Ever wonder what $5,000 worth of medication looks like? Try an 18″ x 18″ cardbox box filled to the brim. Doesn’t sound like a lot, but, goddamn, that’s a lotta cash. That’s the little surprise I got from Mr. Fed Ex this morning.
I’ve said – and still maintain – that we’re very fortunate to have insurance to cover a large chunk of this procedure. Heck, that’s the main reason we’re doing this – we’re being forced out of this insurance plan in December and it’s the only plan in the state of Louisiana that offers fertility treatment benefits (another story altogether). But, that said, we’re still forking over at least $3,500. Did you know that we could’ve gone to Cancun, had the practically the entire trip (room, board, meds, docs, procedures, you name it) done for the same $3,500? Seriously, if we have to do this again, no if’s, and’s, or but’s, we are going to Cancun.
But, I digress. Back to fun Medicineland.
I’m supposed to take all of that in the next three weeks and not feel like a total fire-breathing meltdown of a humanoid? Just looking at it made me go all hormonal.
Yesterday, the acupuncturist poked me in places that were supposed to help with this new fun trend of sudden meltdowns. If my reaction to opening the package is any indication, the poking didn’t work. Oh yeah, the spontaneous crying has continued; it got so bad that I broke into tears yesterday in the car listening to Rush Limbaugh (ok, perhaps there could have been a subconscious reason for my tears, like, maybe my masochistic sense of entertainment being to keep in touch with right-wing wackjobs). But, seriously, I’m already feeling pretty wracked and we haven’t even started. I suppose this is where the positive manifestation comes into play…
And then there’s the needle issue. I wish I could show you the needle I saw in that package. That is not a tiny needle. That is a motherlovin’ NEEDLE. And they want Baby Daddy to do the honors. You should have seen the practice round at the clinic – the nurse’s advice was to shove it straight in all the way, “like throwing a dart.” Really? My butt is now a dart board? I love B.D. to death, but I’m a little nervous about being on the receiving end of his shots. Case in point: he’s out of town visiting his family for his mother’s 60th birthday and I just texted him suggesting that he consult his cousin, the nurse, about giving gentle shots with big needles. His response? “Oh, the bigger the painless’y. xx” Can you feel my anxiety level rise through the ethernet cables?!

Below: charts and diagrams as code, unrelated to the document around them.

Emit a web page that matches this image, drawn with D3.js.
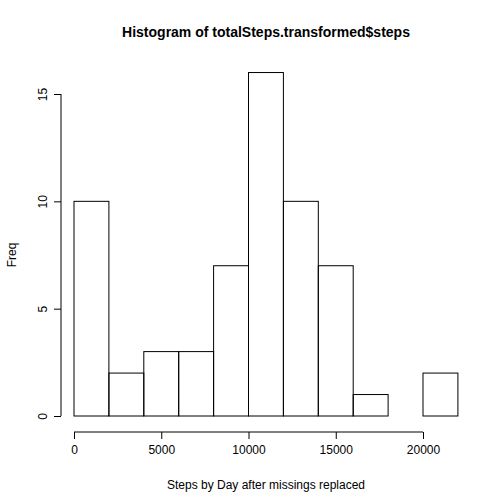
<!DOCTYPE html>
<html>
<head>
<meta charset="utf-8">
<script src="https://cdn.jsdelivr.net/npm/d3@7"></script>
<style>
  body { margin: 0; background: #fff; }
  text { font-family: "Liberation Sans", Arial, sans-serif; }
</style>
</head>
<body>
<div class="chart"></div>
<script>
// histogram bins (lower edges, width 2000) and counts
var binStarts = [0, 2000, 4000, 6000, 8000, 10000, 12000, 14000, 16000, 18000, 20000];
var binWidth = 2000;
var counts = [10, 2, 3, 3, 7, 16, 10, 7, 1, 0, 2];
var xTicks = [0, 5000, 10000, 15000, 20000];
var yTicks = [0, 5, 10, 15];

var svg = d3.select(".chart").append("svg")
  .attr("width", 504)
  .attr("height", 504);

var x = d3.scaleLinear().domain([0, 20000]).range([74, 423]);
var y = d3.scaleLinear().domain([0, 15]).range([416, 94]);

// bars
svg.selectAll("rect")
  .data(counts)
  .enter()
  .append("rect")
  .attr("x", (d, i) => x(binStarts[i]))
  .attr("width", (d, i) => x(binStarts[i] + binWidth) - x(binStarts[i]))
  .attr("y", d => y(d))
  .attr("height", d => y(0) - y(d))
  .attr("fill", "none")
  .attr("stroke", "#000")
  .attr("stroke-width", 1);

// x axis
var xAxis = d3.axisBottom(x).tickValues(xTicks).tickSize(7).tickPadding(6).tickFormat(d3.format("d"));
svg.append("g")
  .attr("transform", "translate(0,432)")
  .call(xAxis)
  .call(g => g.selectAll("text").attr("font-size", 12).attr("fill", "#000"))
  .call(g => g.select(".domain").attr("d", "M" + x(0) + ",0H" + x(20000)));

// y axis, labels rotated like R's default
var yAxis = d3.axisLeft(y).tickValues(yTicks).tickSize(7);
svg.append("g")
  .attr("transform", "translate(61,0)")
  .call(yAxis)
  .call(g => g.select(".domain").attr("d", "M0," + y(0) + "V" + y(15)))
  .call(g => g.selectAll("text")
    .attr("font-size", 12).attr("fill", "#000")
    .attr("transform", "rotate(-90)")
    .attr("x", 0).attr("y", -14).attr("dy", 0)
    .attr("text-anchor", "middle"));

// title and labels
svg.append("text")
  .attr("x", 266).attr("y", 37)
  .attr("text-anchor", "middle")
  .attr("font-size", 14).attr("font-weight", "bold")
  .text("Histogram of totalSteps.transformed$steps");

svg.append("text")
  .attr("x", 266).attr("y", 489)
  .attr("text-anchor", "middle")
  .attr("font-size", 12)
  .text("Steps by Day after missings replaced");

svg.append("text")
  .attr("transform", "translate(16,255) rotate(-90)")
  .attr("text-anchor", "middle")
  .attr("font-size", 12)
  .text("Freq");
</script>
</body>
</html>
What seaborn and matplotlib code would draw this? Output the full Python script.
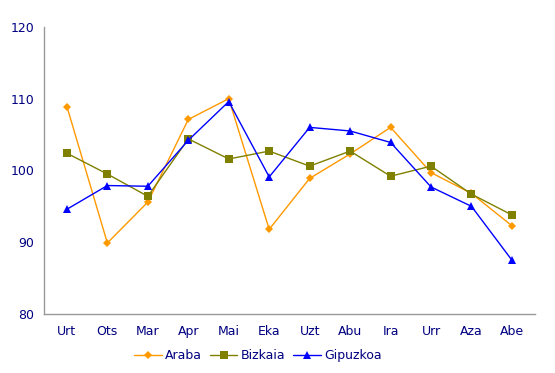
import pandas as pd
import matplotlib
matplotlib.use("Agg")
import matplotlib.pyplot as plt
import seaborn as sns

months = ["Urt", "Ots", "Mar", "Apr", "Mai", "Eka", "Uzt", "Abu", "Ira", "Urr", "Aza", "Abe"]
araba = [108.9, 89.9, 95.6, 107.1, 110.0, 91.8, 98.9, 102.3, 106.0, 99.7, 96.8, 92.3]
bizkaia = [102.4, 99.5, 96.4, 104.4, 101.6, 102.7, 100.6, 102.7, 99.2, 100.6, 96.7, 93.8]
gipuzkoa = [94.6, 97.9, 97.8, 104.2, 109.6, 99.1, 106.0, 105.5, 103.9, 97.7, 95.0, 87.5]

series = {"Araba": araba, "Bizkaia": bizkaia, "Gipuzkoa": gipuzkoa}
colors = {"Araba": "#FF9900", "Bizkaia": "#808000", "Gipuzkoa": "#0000FF"}
markers = {"Araba": "D", "Bizkaia": "s", "Gipuzkoa": "^"}
sizes = {"Araba": 4.5, "Bizkaia": 5.5, "Gipuzkoa": 6}

rows = []
for name, vals in series.items():
    for i, v in enumerate(vals):
        rows.append({"pos": i, "month": months[i], "value": v, "region": name})
df = pd.DataFrame(rows)

sns.set_style("white")
plt.rcParams['font.family'] = ['DejaVu Sans']
text_col = "#000080"

fig = plt.figure(figsize=(5.55, 3.73), dpi=100)
ax = fig.add_axes([0.079, 0.158, 0.885, 0.77])

for name in series:
    sub = df[df["region"] == name]
    sns.lineplot(data=sub, x="pos", y="value", ax=ax, color=colors[name],
                 marker=markers[name], markersize=sizes[name], markeredgewidth=0,
                 linewidth=1, label=name)

ax.set_xlim(-0.57, 11.57)
ax.set_ylim(80, 120)
ax.set_yticks([80, 90, 100, 110, 120])
ax.set_xticks(range(len(months)))
ax.set_xticklabels(months)
ax.set_xlabel("")
ax.set_ylabel("")
ax.tick_params(axis="y", length=4, width=1, color="#999999", direction="out",
               labelsize=9, labelcolor=text_col, pad=3)
ax.tick_params(axis="x", length=0, labelsize=9, labelcolor=text_col, pad=8)
for side in ["top", "right"]:
    ax.spines[side].set_visible(False)
for side in ["left", "bottom"]:
    ax.spines[side].set_color("#999999")
    ax.spines[side].set_linewidth(1)

handles, labels = ax.get_legend_handles_labels()
ax.get_legend().remove()
leg = fig.legend(handles, labels, loc="center", bbox_to_anchor=(0.465, 0.046), ncol=3,
                 frameon=False, fontsize=9, handlelength=2.2, handletextpad=0.3,
                 columnspacing=0.6)
for t in leg.get_texts():
    t.set_color(text_col)

fig.savefig("out.png", dpi=100)
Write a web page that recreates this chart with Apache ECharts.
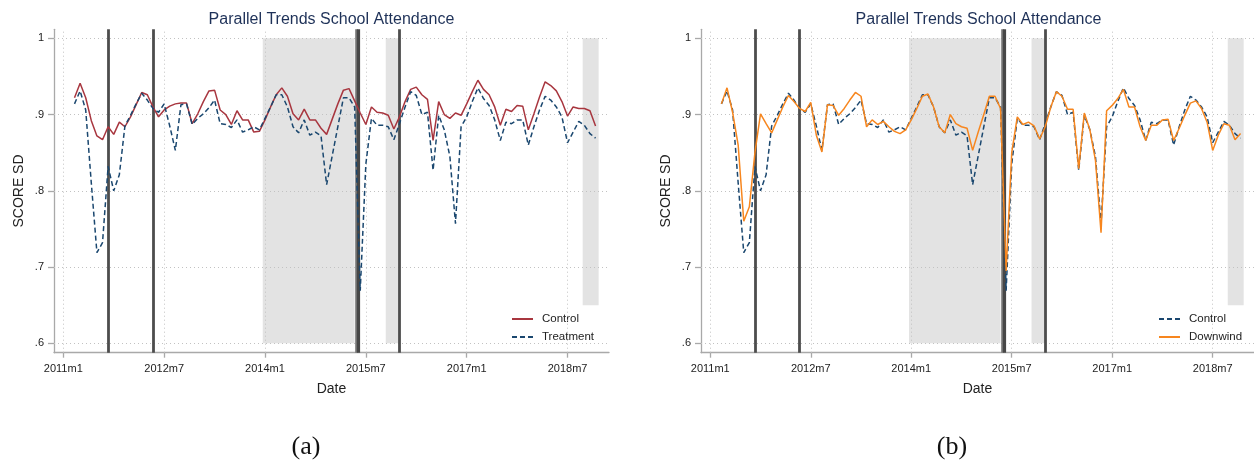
<!DOCTYPE html>
<html><head><meta charset="utf-8">
<script src="https://cdn.jsdelivr.net/npm/echarts@6/dist/echarts.min.js"></script>
<style>html,body{margin:0;padding:0;background:#fff}#c{width:1254px;height:468px}</style>
</head><body><div id="c"></div>
<script>
// x = months since 2011m1; first observation is 2011m3
const startMonth = 2;
const controlA = [
  .922,.941,.922,.892,.872,.867,.884,.874,.890,.884,
  .897,.913,.929,.926,.910,.897,.906,.911,.914,.915,
  .915,.888,.901,.917,.931,.932,.906,.900,.887,.905,
  .893,.893,.877,.878,.893,.910,.926,.935,.924,.901,
  .893,.907,.893,.893,.882,.874,.894,.914,.932,.934,
  .918,.902,.887,.910,.903,.902,.899,.881,.897,.917,
  .933,.936,.926,.920,.866,.917,.900,.895,.902,.899,
  .914,.930,.945,.933,.926,.910,.886,.907,.904,.912,
  .911,.880,.901,.923,.943,.938,.931,.917,.898,.910,
  .908,.908,.905,.885
];
const treatment = [
  .914,.931,.906,.810,.719,.732,.832,.800,.821,.885,
  .899,.914,.928,.919,.908,.903,.914,.885,.853,.913,
  .914,.887,.895,.901,.909,.919,.888,.887,.883,.893,
  .877,.880,.884,.880,.895,.910,.926,.926,.910,.884,
  .876,.893,.873,.877,.872,.808,.846,.884,.922,.922,
  .910,.669,.835,.895,.886,.886,.884,.867,.888,.910,
  .930,.925,.900,.903,.827,.899,.880,.845,.757,.884,
  .897,.917,.935,.921,.912,.893,.866,.890,.888,.893,
  .893,.860,.884,.906,.924,.919,.910,.897,.863,.877,
  .891,.886,.875,.869
];
const downwind = [
  .914,.935,.903,.860,.760,.779,.850,.901,.888,.876,
  .893,.910,.925,.917,.908,.904,.916,.873,.851,.913,
  .912,.899,.908,.919,.929,.924,.884,.893,.887,.891,
  .884,.878,.875,.880,.893,.908,.924,.927,.910,.884,
  .876,.900,.888,.884,.882,.853,.877,.900,.924,.924,
  .908,.695,.850,.897,.887,.890,.885,.868,.884,.910,
  .930,.924,.907,.907,.829,.902,.880,.840,.745,.905,
  .912,.921,.933,.910,.910,.884,.866,.886,.886,.893,
  .894,.866,.882,.899,.915,.918,.908,.890,.853,.873,
  .888,.886,.867,.875
];
const xTickMonths = [0, 18, 36, 54, 72, 90];
const xTickLabels = ['2011m1', '2012m7', '2014m1', '2015m7', '2017m1', '2018m7'];
const yTickValues = [0.6, 0.7, 0.8, 0.9, 1];
const yTickLabels = ['.6', '.7', '.8', '.9', '1'];
const eventMonths = [8, 16, 60];
const bandMonths = [52.22, 52.73];
// shaded periods: [fromMonth, toMonth, low, high]
const shadeFrom = [35.6, 57.55, 92.7];
const shadeTo = [52.0, 60.0, 95.55];
const shadeLow = [0.6, 0.6, 0.65];
const shadeHigh = [1, 1, 1];

const FONT = 'Liberation Sans, Arial, sans-serif';
const toPairs = arr => arr.map((v, i) => [startMonth + i, v]);
const pick = (vals, labels) => v => {
  for (let i = 0; i < vals.length; i++) if (Math.abs(vals[i] - v) < 1e-6) return labels[i];
  return '';
};

const gridW = 555, gridTop = 29.3, gridH = 323.4;
const grids = [
  {left: 54, top: gridTop, width: gridW, height: gridH},
  {left: 701, top: gridTop, width: gridW, height: gridH}
];
const axisGrey = '#a9a9a9';
function xAxisFor(gi) {
  return {
    gridIndex: gi, type: 'value', min: -1.66, max: 97.4,
    axisLine: {show: true, onZero: false, lineStyle: {color: axisGrey, width: 1.3}},
    axisTick: {show: true, customValues: xTickMonths, length: 5, lineStyle: {color: axisGrey, width: 1.3}},
    axisLabel: {customValues: xTickMonths, formatter: pick(xTickMonths, xTickLabels), margin: 11,
      fontSize: 11, color: '#222', fontFamily: FONT},
    splitLine: {show: false},
    name: 'Date', nameLocation: 'middle', nameGap: 29,
    nameTextStyle: {fontSize: 14, color: '#222', fontFamily: FONT}
  };
}
function yAxisFor(gi) {
  return {
    gridIndex: gi, type: 'value', min: 0.5877, max: 1.0118,
    axisLine: {show: true, onZero: false, lineStyle: {color: axisGrey, width: 1.3}},
    axisTick: {show: true, customValues: yTickValues, length: 6, lineStyle: {color: axisGrey, width: 1.3}},
    axisLabel: {customValues: yTickValues, formatter: pick(yTickValues, yTickLabels), margin: 10,
      fontSize: 11, color: '#222', fontFamily: FONT},
    splitLine: {show: false},
    name: 'SCORE SD', nameLocation: 'middle', nameGap: 28, nameRotate: 90,
    nameTextStyle: {fontSize: 14, color: '#222', fontFamily: FONT}
  };
}
function helperSeries(gi) {
  return [
    {
      name: '_shade' + gi, type: 'line', xAxisIndex: gi, yAxisIndex: gi, data: [], z: 1, silent: true,
      markArea: {silent: true, itemStyle: {color: '#e3e3e3'},
        data: shadeFrom.map((f, i) => [{xAxis: f, yAxis: shadeLow[i]}, {xAxis: shadeTo[i], yAxis: shadeHigh[i]}])}
    },
    {
      name: '_grid' + gi, type: 'line', xAxisIndex: gi, yAxisIndex: gi, data: [], z: 2, silent: true,
      markLine: {silent: true, symbol: ['none', 'none'], label: {show: false},
        lineStyle: {type: [1, 3], color: '#c2c2c2', width: 1},
        data: [...xTickMonths.map(m => ({xAxis: m})), ...yTickValues.map(v => ({yAxis: v}))]}
    },
    {
      name: '_events' + gi, type: 'line', xAxisIndex: gi, yAxisIndex: gi, data: [], z: 3, silent: true,
      markLine: {silent: true, symbol: ['none', 'none'], label: {show: false},
        lineStyle: {type: 'solid', color: '#4d4d4d', width: 2.8},
        data: [
          ...eventMonths.map(m => ({xAxis: m})),
          {xAxis: bandMonths[0], lineStyle: {color: '#767676', width: 2.6}},
          {xAxis: bandMonths[1], lineStyle: {color: '#474747', width: 3.2}}
        ]}
    }
  ];
}
const RED = '#a8363f', NAVY = '#1a476f', ORANGE = '#f7861e';
function dataSeries(name, gi, arr, color, dashed) {
  return {
    name, type: 'line', xAxisIndex: gi, yAxisIndex: gi, data: toPairs(arr), z: 5,
    showSymbol: false, symbol: 'none', silent: true,
    lineStyle: {color, width: 1.5, type: dashed ? [5, 3] : 'solid'},
    itemStyle: {color}
  };
}
function legendFor(names, left) {
  return {
    data: names, orient: 'vertical', left, top: 309, padding: [4, 6],
    itemWidth: 21, itemHeight: 14, itemGap: 6, backgroundColor: '#fff', selectedMode: false,
    itemStyle: {opacity: 0}, formatter: n => n.trim(),
    textStyle: {fontSize: 11.5, color: '#222', fontFamily: FONT, padding: [0, 0, 0, 4]}
  };
}

const chart = echarts.init(document.getElementById('c'), null, {renderer: 'canvas'});
chart.setOption({
  animation: false,
  backgroundColor: '#fff',
  title: [
    {text: 'Parallel Trends School Attendance', left: 331.5, top: 12,
      textStyle: {fontSize: 16, fontWeight: 'normal', color: '#1e3158', fontFamily: FONT}},
    {text: 'Parallel Trends School Attendance', left: 978.5, top: 12,
      textStyle: {fontSize: 16, fontWeight: 'normal', color: '#1e3158', fontFamily: FONT}},
    {text: '(a)', left: 306, top: 434,
      textStyle: {fontSize: 26, fontWeight: 'normal', color: '#111', fontFamily: 'Liberation Serif, serif'}},
    {text: '(b)', left: 952, top: 434,
      textStyle: {fontSize: 26, fontWeight: 'normal', color: '#111', fontFamily: 'Liberation Serif, serif'}}
  ].map(t => Object.assign(t, {textAlign: 'center', padding: 0})),
  grid: grids,
  xAxis: [xAxisFor(0), xAxisFor(1)],
  yAxis: [yAxisFor(0), yAxisFor(1)],
  legend: [legendFor(['Control', 'Treatment'], 505), legendFor(['Control ', 'Downwind'], 1152)],
  series: [
    ...helperSeries(0),
    dataSeries('Control', 0, controlA, RED, false),
    dataSeries('Treatment', 0, treatment, NAVY, true),
    ...helperSeries(1),
    dataSeries('Control ', 1, treatment, NAVY, true),
    dataSeries('Downwind', 1, downwind, ORANGE, false)
  ]
});
</script>
</body></html>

Sometimes it (“it” being this whole thing) hits me anew, smack out of nowhere. This morning, I was at the dog park when it hit me again: no, this is not a month-long cleanse; no, this is not a diet change; no, this is not a fad or trend or something to experiment with. This is it. This is going to be my life. If this works, I will be continuing on this path forward. There is no “stop” or “pause” anymore. We went through the starting gate already, only we didn’t really even know to acknowledge it as such. We are now running the race, or marathon, to be more exact.
I am thankful that all things are working in divine order for the highest good of all beings concerned.